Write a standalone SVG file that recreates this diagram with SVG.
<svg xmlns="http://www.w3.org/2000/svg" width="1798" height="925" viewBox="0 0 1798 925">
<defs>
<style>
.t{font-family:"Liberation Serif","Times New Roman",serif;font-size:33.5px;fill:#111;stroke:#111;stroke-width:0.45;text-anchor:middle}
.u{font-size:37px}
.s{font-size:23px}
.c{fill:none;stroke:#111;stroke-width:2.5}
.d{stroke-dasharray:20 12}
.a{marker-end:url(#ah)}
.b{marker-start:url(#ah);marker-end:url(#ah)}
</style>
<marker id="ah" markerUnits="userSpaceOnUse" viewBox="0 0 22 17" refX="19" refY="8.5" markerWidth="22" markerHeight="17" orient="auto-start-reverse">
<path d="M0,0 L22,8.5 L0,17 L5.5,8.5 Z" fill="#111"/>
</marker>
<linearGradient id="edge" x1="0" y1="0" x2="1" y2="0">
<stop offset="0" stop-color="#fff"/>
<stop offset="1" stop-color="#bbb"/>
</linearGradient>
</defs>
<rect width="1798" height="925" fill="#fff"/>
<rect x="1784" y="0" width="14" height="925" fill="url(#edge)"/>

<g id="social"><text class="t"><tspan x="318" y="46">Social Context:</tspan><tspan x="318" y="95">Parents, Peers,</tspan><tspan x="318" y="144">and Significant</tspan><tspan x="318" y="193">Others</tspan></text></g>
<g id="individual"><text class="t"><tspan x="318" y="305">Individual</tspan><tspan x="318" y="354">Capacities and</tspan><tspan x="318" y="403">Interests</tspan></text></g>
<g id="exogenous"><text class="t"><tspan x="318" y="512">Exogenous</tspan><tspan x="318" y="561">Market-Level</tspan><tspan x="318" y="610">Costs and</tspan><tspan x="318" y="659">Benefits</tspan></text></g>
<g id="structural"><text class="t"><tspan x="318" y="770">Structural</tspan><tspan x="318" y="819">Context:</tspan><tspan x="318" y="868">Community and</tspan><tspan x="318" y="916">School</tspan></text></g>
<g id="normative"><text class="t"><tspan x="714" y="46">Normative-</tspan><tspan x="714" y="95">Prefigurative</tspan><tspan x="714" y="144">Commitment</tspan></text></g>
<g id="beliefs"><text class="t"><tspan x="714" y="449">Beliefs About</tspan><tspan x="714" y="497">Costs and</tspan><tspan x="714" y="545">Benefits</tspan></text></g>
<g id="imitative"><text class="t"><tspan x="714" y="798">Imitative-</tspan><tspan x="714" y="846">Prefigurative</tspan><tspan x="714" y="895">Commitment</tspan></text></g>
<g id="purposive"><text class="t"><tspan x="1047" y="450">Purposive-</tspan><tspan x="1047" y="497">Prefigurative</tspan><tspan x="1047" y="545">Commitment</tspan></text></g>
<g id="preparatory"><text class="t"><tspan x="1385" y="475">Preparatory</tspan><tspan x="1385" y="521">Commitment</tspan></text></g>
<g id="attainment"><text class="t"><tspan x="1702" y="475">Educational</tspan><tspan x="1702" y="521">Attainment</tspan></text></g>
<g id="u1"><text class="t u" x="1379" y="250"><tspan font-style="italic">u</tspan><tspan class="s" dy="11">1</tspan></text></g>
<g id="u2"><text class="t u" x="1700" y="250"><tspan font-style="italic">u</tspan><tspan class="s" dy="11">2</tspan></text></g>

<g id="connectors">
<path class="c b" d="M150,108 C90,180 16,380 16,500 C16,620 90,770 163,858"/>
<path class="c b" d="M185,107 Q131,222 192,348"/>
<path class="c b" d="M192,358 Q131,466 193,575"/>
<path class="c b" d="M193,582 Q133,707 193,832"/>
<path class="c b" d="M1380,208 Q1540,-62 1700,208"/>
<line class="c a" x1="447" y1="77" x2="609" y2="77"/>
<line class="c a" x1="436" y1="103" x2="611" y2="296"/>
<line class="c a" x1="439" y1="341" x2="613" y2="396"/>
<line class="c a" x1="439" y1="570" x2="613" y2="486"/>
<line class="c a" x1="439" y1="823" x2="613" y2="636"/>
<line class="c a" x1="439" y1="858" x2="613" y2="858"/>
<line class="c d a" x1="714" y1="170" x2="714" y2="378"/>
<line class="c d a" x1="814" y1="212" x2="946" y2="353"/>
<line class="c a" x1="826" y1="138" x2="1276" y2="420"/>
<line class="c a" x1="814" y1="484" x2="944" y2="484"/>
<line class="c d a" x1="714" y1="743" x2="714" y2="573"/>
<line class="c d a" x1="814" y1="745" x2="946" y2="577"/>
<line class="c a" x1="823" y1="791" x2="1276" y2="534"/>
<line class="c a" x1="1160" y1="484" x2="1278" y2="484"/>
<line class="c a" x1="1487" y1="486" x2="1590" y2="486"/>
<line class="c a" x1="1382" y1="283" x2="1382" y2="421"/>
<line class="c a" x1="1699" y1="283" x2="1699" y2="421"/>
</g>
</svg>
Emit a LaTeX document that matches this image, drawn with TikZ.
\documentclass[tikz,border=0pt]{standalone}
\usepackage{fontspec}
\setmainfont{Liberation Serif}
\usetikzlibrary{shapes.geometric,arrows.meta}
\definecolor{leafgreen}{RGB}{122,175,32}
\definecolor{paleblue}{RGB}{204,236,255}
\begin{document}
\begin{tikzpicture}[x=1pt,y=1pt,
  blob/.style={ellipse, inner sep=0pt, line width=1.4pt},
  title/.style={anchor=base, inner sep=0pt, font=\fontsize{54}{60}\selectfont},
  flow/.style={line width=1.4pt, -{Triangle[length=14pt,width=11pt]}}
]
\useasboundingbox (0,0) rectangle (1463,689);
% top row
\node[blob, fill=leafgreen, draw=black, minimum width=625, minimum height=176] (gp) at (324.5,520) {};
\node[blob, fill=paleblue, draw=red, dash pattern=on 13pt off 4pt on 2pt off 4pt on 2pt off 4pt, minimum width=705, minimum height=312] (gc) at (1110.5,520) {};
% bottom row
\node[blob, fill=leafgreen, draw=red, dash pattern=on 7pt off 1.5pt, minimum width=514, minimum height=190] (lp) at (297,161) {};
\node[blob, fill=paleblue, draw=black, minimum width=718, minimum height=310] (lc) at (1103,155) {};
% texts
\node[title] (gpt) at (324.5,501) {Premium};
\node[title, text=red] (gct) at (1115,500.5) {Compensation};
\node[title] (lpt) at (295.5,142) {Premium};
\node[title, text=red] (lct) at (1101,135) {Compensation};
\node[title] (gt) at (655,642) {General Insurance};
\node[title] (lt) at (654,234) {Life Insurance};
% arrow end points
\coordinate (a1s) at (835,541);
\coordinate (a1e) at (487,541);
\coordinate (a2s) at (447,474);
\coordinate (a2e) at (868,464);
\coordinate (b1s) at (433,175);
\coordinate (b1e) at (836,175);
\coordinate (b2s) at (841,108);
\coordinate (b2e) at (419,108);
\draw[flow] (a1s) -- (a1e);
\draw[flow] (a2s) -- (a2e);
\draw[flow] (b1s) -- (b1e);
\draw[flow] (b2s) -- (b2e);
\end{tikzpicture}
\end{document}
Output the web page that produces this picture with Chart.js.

··········

• TASK TO CARRY OUT
Choose all lines containing the string "that" and copy them out.

• COMPLETED TASK
Write a standalone SVG file that recreates this diagram with SVG.
Emit a LaTeX document that matches this image, drawn with TikZ.
Output the web page that produces this picture with Chart.js.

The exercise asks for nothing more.